An appeals court has allowed Energy Transfer LP’s Dakota Access Pipeline (DAPL) to continue operating for now, but the threat of closure makes reversing cutbacks and drilling new wells too risky, executives and analysts say.
DAPL links Bakken producers to Midwest and Gulf of Mexico customers, accounting for about 40% of volumes transported to those regions. Rail transport, which is $3 to $6 a barrel more expensive, is expected to expand if the pipeline closes.
Producers will not be willing to commit to reopening closed wells or drilling news ones “unless they know more” on the pipeline’s future, said Nicholas O’Grady, chief executive officer at Northern Oil and Gas Inc, which has invested in about 7,000 wells in North Dakota’s Williston Basin.
Northern Oil and Gas has already factored in the impact of a DAPL shutdown into its plans for spending on new wells and acquisitions in the region, he said.

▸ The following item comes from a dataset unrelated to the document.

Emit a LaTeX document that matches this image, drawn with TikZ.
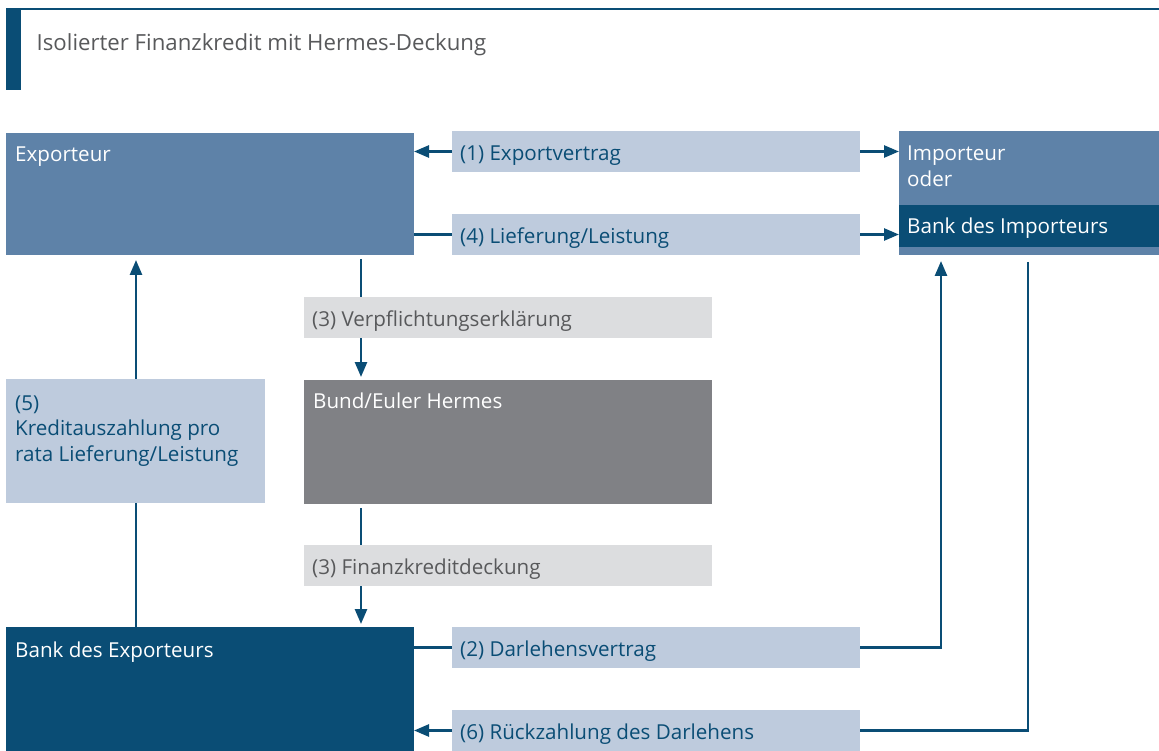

Among the top Bakken crude oil producers, Continental Resources Inc did not respond to a request for comment, while Marathon Oil Corp and Hess Corp declined to comment.
Nationally, U.S. shale producers have revived as much as half of the production they cut in May. In the Bakken, only a fifth of 510,000 barrels per day cut were back on line last month, according to North Dakota state figures.
The current per barrel price BAK- of $40.14 is below the $46.54 that Deutsche Bank analysts estimate Bakken producers need to break even on new wells even before the additional rail costs are factored in.
There were about 882 drilled but uncompleted wells in Bakken in June, according to the U.S. Energy Information Agency, and about 405,000 bpd of output was shut-in as of June 26.
Publicly traded oil companies plan to spend about $3.1 billion in Bakken this year, down from $7.5 billion in 2019, according to analytics firm Rystad Energy.
“Right now, we just don’t have all the information. We are in a holding pattern,” said J.R. Reger, whose company Iron Oil suspended drilling and completing new Bakken wells in March.